I have a vector space $V$ over the field $K$ with a basis $(b_j)_{j\in \mathbb N}$ and the bilinear scalar product $\iota:V\times V \rightarrow K$ given by: $b_i * b_j = \delta_{ij}$.
What I want to find is a basis for the subspace of the dual vector space, which contains all linear forms $a^*:V\rightarrow K$ induced by my scalar product, i.e I am looking for a basis for the set: $$\{a^*\in V|\exists x\in V: \iota(x, .)= a^*\} $$
whereas $\iota(x,.) $ stands for a linear form $V\rightarrow K : y \mapsto \iota(x,y)$
So my thoughts were, that the basis simply must be the basis for the whole dual vector space, since $\iota(x,y) = \sum_{i \in \mathbb N} x_i y_i$. Since it says, I am dealing with a subspace of the dual vector space, I am not sure however whether this is true. Any help would be greatly appreciated!

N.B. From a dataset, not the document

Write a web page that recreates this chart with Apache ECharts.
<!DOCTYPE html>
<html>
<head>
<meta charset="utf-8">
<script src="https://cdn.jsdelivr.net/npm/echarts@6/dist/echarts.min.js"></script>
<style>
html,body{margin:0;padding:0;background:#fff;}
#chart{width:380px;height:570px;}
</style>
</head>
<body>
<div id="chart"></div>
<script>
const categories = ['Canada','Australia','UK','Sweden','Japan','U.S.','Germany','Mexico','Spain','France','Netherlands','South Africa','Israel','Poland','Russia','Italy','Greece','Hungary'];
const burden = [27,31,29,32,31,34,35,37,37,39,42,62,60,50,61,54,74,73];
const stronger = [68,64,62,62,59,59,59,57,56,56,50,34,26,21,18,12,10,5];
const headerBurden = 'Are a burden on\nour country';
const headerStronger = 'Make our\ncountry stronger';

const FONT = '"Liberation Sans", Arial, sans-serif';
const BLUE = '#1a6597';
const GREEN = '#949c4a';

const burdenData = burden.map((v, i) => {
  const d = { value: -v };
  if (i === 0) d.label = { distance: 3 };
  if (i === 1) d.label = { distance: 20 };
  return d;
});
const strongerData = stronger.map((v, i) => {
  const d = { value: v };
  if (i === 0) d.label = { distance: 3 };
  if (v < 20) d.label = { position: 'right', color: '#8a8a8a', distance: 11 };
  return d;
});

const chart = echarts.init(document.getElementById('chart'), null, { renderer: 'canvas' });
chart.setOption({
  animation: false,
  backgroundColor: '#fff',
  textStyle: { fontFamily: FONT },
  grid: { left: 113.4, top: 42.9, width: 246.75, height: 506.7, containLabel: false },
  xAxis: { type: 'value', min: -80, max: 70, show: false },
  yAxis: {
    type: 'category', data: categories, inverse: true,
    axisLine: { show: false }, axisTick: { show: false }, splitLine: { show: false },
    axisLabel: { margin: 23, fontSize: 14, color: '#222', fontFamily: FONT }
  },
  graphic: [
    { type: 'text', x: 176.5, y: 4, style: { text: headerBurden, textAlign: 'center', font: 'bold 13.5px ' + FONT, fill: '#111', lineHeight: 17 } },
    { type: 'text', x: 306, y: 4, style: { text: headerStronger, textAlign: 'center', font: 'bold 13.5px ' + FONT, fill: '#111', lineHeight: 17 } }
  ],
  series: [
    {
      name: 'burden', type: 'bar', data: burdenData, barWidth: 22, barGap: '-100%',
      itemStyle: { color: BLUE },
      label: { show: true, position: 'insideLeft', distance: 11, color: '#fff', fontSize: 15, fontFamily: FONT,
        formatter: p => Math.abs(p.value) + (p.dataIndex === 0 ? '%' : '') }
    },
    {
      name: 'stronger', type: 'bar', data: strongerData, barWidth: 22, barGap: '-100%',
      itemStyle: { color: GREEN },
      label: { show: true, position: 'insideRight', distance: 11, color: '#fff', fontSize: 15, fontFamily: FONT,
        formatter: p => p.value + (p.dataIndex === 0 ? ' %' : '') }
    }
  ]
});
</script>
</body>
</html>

First of all: you're looking for a basis, so let's actually describe that basis. Let $S \subset V^*$ denote the subspace in question. Then the functionals $a_i$ defined by $\alpha_i = \iota(b_i, \cdot)$ form a basis. To see that set forms a basis, note that these functionals are linearly independent and that since any $x$ can be written as a finite sum $\sum c_j b_j$, we may also write $$ \iota(x,v) = \iota \left(\sum_j c_jb_j, v\right) = \sum_{j}c_j\iota(b_j,v) = \left[\sum_j c_j \alpha_j \right](v) $$ However, these vectors will not generally form a basis for the entirety of $V^*$. As an example: take $V$ to be the space of all real sequences with finitely many non-zero entries. We can take $b_j: \Bbb N \to \Bbb R$ to be defined by $b_j(k) = \delta_{jk}$.
Now, define $f \in V^*$ by $f(x) = \sum_{k \in \Bbb N} x(k)$. This is a linear map, and it's defined on all sequences in $V$. However, $f$ is not a linear combination of the dual vectors $\alpha_j$.